O tempo passa, os jogos passam, as vitórias vêm a conta-gotas e o sofrimento vem pulsante como o ponteiro dos segundos de um relógio. Aqueles ponteiros são traiçoeiros. Tal qual o calendário, oferece um mar de possibilidades. Quem está atrasado faz contas otimistas achando que vai chegar. Tal qual o estudante que vê o monstro do vestibular se aproximar e acha que dará conta de tudo que não conseguiu estudar até ali. Mas o tempo é implacável. O relógio não dá trégua, as rodadas continuam, os pontos seguem distantes, mas o pulso ainda pulsa.
Chega um momento que a história já tem elementos trágicos demais. O drama já está estabelecido, mas ainda há o sonho do milagre. Esses grandes feitos são absolutamente sedutores: ao mesmo tempo que a situação parece piorar, o sonho de um épico cresce. Há uma imensa tentação em acreditar em algo que foge ao lógico, ao cotidiano, ao normal. Porque o lógico, o esperado, o provável já não oferece mais do que a dor.

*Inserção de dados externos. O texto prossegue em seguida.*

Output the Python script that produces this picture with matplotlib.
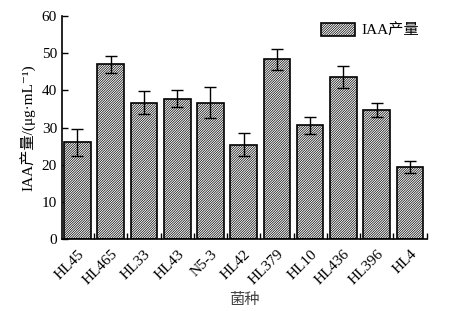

A queda de Felipão depois da 23ª rodada foi o último impulso de alguma esperança. Veio Vagner Mancini, mas a melhora não veio, não foi o bastante. A reta final tinha uma série de contas complicadas. O destino parecia selado. A luta agora era contra a lógica. Às vezes acontece, mas o que se viu foi que o Grêmio melhorou em campo, mostrou mais futebol, mas parecia tarde demais.
Nos últimos 10 jogos, três derrotas, dois empates e quatro vitórias. Uma melhora considerável em relação a outros trechos do campeonato. Não o bastante para ir contra a lógica de todas as rodadas anteriores. Não o bastante para inverter o curso do rio. O Grêmio, enfim, se encontrou com o destino que parece inevitável. A queda se consolidou na Arena. O destino é mesmo a Série B. O clube terá muito tempo para digerir como isso aconteceu. Será difícil. De todas as quedas de clubes grande à Série B, a do Grêmio é dos mais difíceis de explicar. Seja como for, o que o Grêmio sabe que pode contar é com a sua gente, que estará lá, para o que der e vier.